À la fin janvier, la Cour du district nord de la Géorgie s'est prononcée sur une demande de rejet de l'action collective. La Cour a rejeté l'argument des défendeurs d'après lequel les demandeurs n'avaient pas suffisamment fait valoir que les déclarations d'Equifax à propos de ses systèmes de sécurité étaient fausses ou trompeuses. Toutefois, la Cour a accueilli la demande de rejeter l'accusation voulant que les défendeurs avaient l'obligation de déclarer spécifiquement le vol de données.
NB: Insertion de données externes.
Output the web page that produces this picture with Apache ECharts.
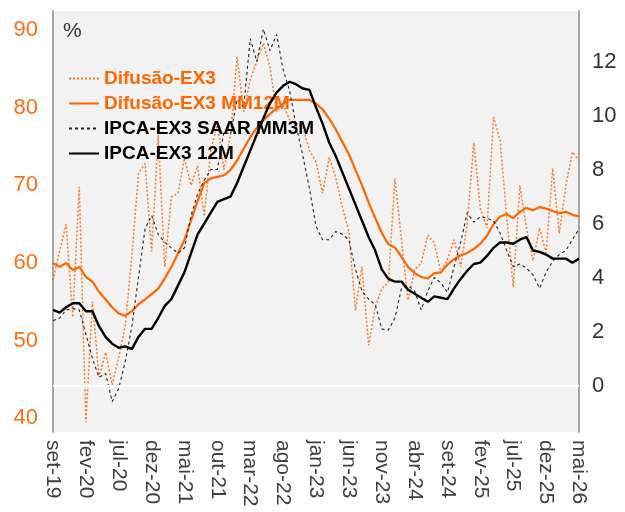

Même si elle n'est pas définitive, la décision met en évidence les problèmes de déclaration soulevés par les atteintes à la sécurité des données et les risques de cybersécurité. Elle est particulièrement remarquable puisque les actions collectives en valeurs mobilières pour vol de données ont généralement été rejetées.

Nouveau préavis du BSIF sur le signalement d'un incident

Le dernier développement concerne précisément les institutions financières fédérales (IFF) qui sont réglementées par le Bureau du surintendant des institutions financières du Canada (BSIF). Le préavis du BSIF Signalement des incidents liés à la technologie et à la cybersécurité, publié en janvier 2019 et entré en vigueur le 31 mars 2019, donne des directives aux IFF relativement au signalement rapide des incidents de cybersécurité au BSIF. Nous prévoyons publier un billet distinct sur le préavis du BSIF dans les semaines à venir.

Conclusion

Compte tenu de ces développements, les administrateurs seraient bien inspirés de continuer d'adapter la gouvernance d'entreprise aux cyberrisques au moyen d'une réflexion sur la composition du conseil et la formation de ses membres, la responsabilité du conseil sur les questions de cybersécurité et l'intégration de la cybersécurité à la surveillance de la gestion du risque.

Footnotes

[1]. Voir l'Avis multilatéral 51-347 du personnel des ACVM Information sur les risques et les incidents liés à la cybersécurité, 19 janvier 2017; Avis 11-326 du personnel des ACVM Cybersécurité, 26 septembre 2013.

[2]. U.S. Securities and Exchange Commission, Commission Statement and Guidance on Public Company Cybersecurity Disclosures, publications de la SEC nos 33-10459 et 34-82746, 21 février 2018.

[3]. Hugessen Consulting Inc., 2018 Director Opinion Survey: Reflections & Resolutions, décembre 2018; Cybersecurity in the Boardroom – Fighting the Forever War, Corporate Board Member, 2018.